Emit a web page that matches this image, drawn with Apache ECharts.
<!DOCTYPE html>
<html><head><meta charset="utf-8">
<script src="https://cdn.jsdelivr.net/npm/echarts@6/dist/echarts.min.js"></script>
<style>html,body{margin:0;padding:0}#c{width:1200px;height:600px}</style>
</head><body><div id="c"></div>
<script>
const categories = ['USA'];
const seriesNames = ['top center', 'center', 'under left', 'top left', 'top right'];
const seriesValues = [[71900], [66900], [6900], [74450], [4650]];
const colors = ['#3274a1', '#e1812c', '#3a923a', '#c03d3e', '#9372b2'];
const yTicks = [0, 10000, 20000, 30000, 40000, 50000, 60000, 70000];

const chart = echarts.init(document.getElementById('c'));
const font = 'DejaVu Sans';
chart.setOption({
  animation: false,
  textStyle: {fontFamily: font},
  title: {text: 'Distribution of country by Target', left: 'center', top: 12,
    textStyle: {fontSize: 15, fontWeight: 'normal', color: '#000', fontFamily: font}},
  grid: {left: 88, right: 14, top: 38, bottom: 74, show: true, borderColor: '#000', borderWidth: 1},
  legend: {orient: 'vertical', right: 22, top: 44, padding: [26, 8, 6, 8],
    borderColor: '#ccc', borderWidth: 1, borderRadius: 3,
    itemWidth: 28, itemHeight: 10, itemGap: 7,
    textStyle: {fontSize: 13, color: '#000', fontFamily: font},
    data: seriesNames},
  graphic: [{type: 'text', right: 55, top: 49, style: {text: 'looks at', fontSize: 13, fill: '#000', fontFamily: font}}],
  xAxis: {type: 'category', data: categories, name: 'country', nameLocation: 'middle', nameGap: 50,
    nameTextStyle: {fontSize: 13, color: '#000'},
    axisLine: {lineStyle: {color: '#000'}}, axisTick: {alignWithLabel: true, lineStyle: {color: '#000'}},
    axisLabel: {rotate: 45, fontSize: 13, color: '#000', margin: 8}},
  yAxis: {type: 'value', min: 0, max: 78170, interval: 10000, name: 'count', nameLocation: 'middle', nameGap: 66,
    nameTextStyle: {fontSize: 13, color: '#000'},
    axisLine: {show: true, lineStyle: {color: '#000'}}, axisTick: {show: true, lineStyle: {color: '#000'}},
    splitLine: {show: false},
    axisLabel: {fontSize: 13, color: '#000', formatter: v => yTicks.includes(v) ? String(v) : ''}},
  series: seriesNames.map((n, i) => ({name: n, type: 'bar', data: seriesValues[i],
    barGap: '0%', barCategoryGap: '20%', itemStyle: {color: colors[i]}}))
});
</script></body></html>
◆ ◆ ◆ ◆ ◆ ◆ ◆
Copy out the whole listing exactly as written.

=== Correct response ===
Emit a web page that matches this image, drawn with Apache ECharts.
<!DOCTYPE html>
<html><head><meta charset="utf-8">
<script src="https://cdn.jsdelivr.net/npm/echarts@6/dist/echarts.min.js"></script>
<style>html,body{margin:0;padding:0}#c{width:1200px;height:600px}</style>
</head><body><div id="c"></div>
<script>
const categories = ['USA'];
const seriesNames = ['top center', 'center', 'under left', 'top left', 'top right'];
const seriesValues = [[71900], [66900], [6900], [74450], [4650]];
const colors = ['#3274a1', '#e1812c', '#3a923a', '#c03d3e', '#9372b2'];
const yTicks = [0, 10000, 20000, 30000, 40000, 50000, 60000, 70000];

const chart = echarts.init(document.getElementById('c'));
const font = 'DejaVu Sans';
chart.setOption({
  animation: false,
  textStyle: {fontFamily: font},
  title: {text: 'Distribution of country by Target', left: 'center', top: 12,
    textStyle: {fontSize: 15, fontWeight: 'normal', color: '#000', fontFamily: font}},
  grid: {left: 88, right: 14, top: 38, bottom: 74, show: true, borderColor: '#000', borderWidth: 1},
  legend: {orient: 'vertical', right: 22, top: 44, padding: [26, 8, 6, 8],
    borderColor: '#ccc', borderWidth: 1, borderRadius: 3,
    itemWidth: 28, itemHeight: 10, itemGap: 7,
    textStyle: {fontSize: 13, color: '#000', fontFamily: font},
    data: seriesNames},
  graphic: [{type: 'text', right: 55, top: 49, style: {text: 'looks at', fontSize: 13, fill: '#000', fontFamily: font}}],
  xAxis: {type: 'category', data: categories, name: 'country', nameLocation: 'middle', nameGap: 50,
    nameTextStyle: {fontSize: 13, color: '#000'},
    axisLine: {lineStyle: {color: '#000'}}, axisTick: {alignWithLabel: true, lineStyle: {color: '#000'}},
    axisLabel: {rotate: 45, fontSize: 13, color: '#000', margin: 8}},
  yAxis: {type: 'value', min: 0, max: 78170, interval: 10000, name: 'count', nameLocation: 'middle', nameGap: 66,
    nameTextStyle: {fontSize: 13, color: '#000'},
    axisLine: {show: true, lineStyle: {color: '#000'}}, axisTick: {show: true, lineStyle: {color: '#000'}},
    splitLine: {show: false},
    axisLabel: {fontSize: 13, color: '#000', formatter: v => yTicks.includes(v) ? String(v) : ''}},
  series: seriesNames.map((n, i) => ({name: n, type: 'bar', data: seriesValues[i],
    barGap: '0%', barCategoryGap: '20%', itemStyle: {color: colors[i]}}))
});
</script></body></html>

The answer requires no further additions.